Mark McDonald at Fusion 2008: Shift focus to distinctive IT solutions

Mark McDonald at Fusion 2008: Shift focus to distinctive IT solutions

Mark McDonald

Mark McDonald has delivered this speech before, but this time it had a different urgency.
One of the leading advocates of IT as a driver of business growth, and CIOs as business leaders rather than IT leaders, McDonald energetically led off the Fusion 2008 Symposium with a call to abandon generic IT in favor of distinctive technology – solutions that contribute to an organization’s competitive advantage.
McDonald, group vice president and head of research executive programs for Gartner, Inc., has defined “generic IT” as technology that results in no competitive differentiation.
Generic versus strategic IT
In what he jokingly called an opening tirade, McDonald posed the following question: what is the opposite of generic? Try strategic, McDonald said. Over the past four years, the IT industry has, in effect, deregulated. There was no formal announcement or Congressional hearings – it simply happened. Four or five years ago, when a business was looking to do something relative to technology, where did they turn?

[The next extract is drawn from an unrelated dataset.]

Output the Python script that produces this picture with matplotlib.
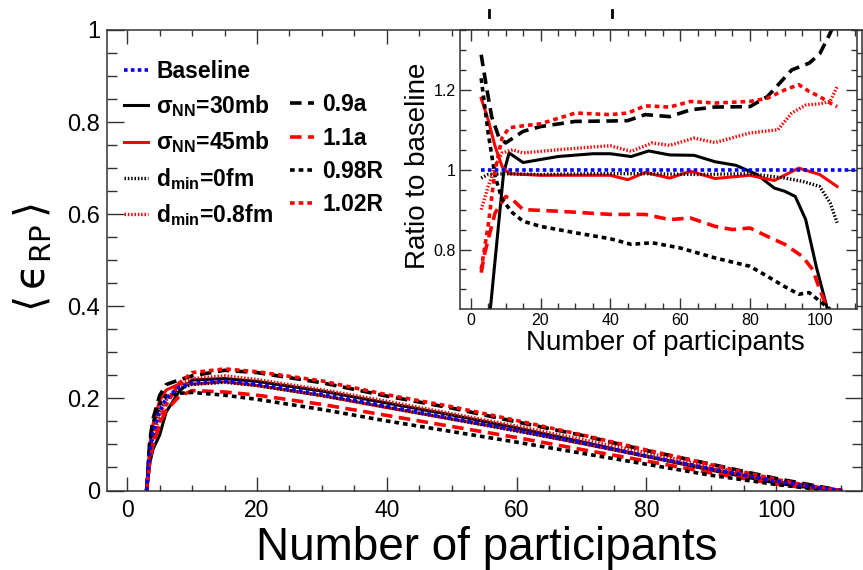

They had one choice, McDonald said – the captive IT department.
In contrast, we now face an environment of unparalleled levels of choice – software as a service, platform as a service, outsourcing, and the like. “The opportunity to get capital-intensive resources relatively quickly has completely transformed IT,” he said.
Referencing a 2007 Gartner survey of CIOs, McDonald said they identified three top challenges – rising costs associated with inflation, government regulation, and slow economic growth. McDonald said the world is not going to remain stable, yet too many IT organizations and the business peers they work with have rewarded generic IT. They put technology considerations associated with cost, quality of service, and risk ahead of business value. Generic IT is not necessarily about buying commercially viable software and services, he said, it’s a vanilla mindset of “we can’t do that.”
One of the things that has to change in the IT profession, McDonald said, is the view of IT executives and business executives that information technology is an issue of control, stabilization, and consolidation. It’s one of the reasons why IT departments have been ranked ahead of corporate counsel as the “deal prevention unit,” McDonald said.
Barriers and non-alignment
CIOs have to put distinctive solutions and the business value they create ahead of purely technical concerns, but there are barriers to overcome. Among them: the probability that the business case management process in 90 percent of companies is “hideously broken,” McDonald said. He challenged CIOs in the room to create metrics such as “business value created this month,” “business value expected next month,” and “business value year-to-date.”
Such metrics shift the discussion from the creation of technology solutions to more of a benefits realization process. These pieces of data are changing the conversation away from a generic model to a source of distinctive solutions that can drive business growth. McDonald called the push toward distinctive solutions the path forward in a new world of choice.
“CIOs have to focus more effort on driving some of these distinctive solutions,” he said.
Gartner also asked CIOs about what the business is expecting of them. Number one was improving business processes, number two was attracting and retaining new customers, and number three was helping to create new products or services. There is no direct IT in those responses – data protection and privacy was number 19 – because the list is externally focused. The notion that a CIO will manage 80 percent of the time for stability and 20 percent of the time on strategic considerations is not aligned with 2008 business expectations, McDonald said.
Gartner also asked CIOs about their major strategic thrusts, and found that the top responses were linking business and IT strategies, delivering projects that enable business growth, and attracting, developing and retaining IT personnel, which are common to the majority of business organizations.
Making a difference
To craft distinctive solutions, CIOs must have enough business acumen to understand why customers value their product and services. What is it that customers can recognize and use as a means of choosing your business? CIOs that know the answer to that question, McDonald said, know how to make a difference.
“The reason customers choose you is the difference,” he reiterated. “It does not require a written strategy. Do you know the reason customers choose you? What is part of the differentiation? What are you doing differently?”
There is a strong connection, he added, between IT effectiveness and business effectiveness, and the good news is that companies are starting to make a commitment to distinctive solutions.
“For the first time since we’ve been looking at this issue, enterprises are willing to invest in distinctive solutions,” McDonald said, and they are putting more money behind transformational projects as opposed to generic activities.
Fusion factor
Among the questions every CEO should ask, and every CIO should be able to answer, is “how is the business managing the full scope of its initiatives?” This includes the management of business process transformation. The extent to which they do this will determine whether the initiative is viewed as a business project or merely an IT project, McDonald indicated.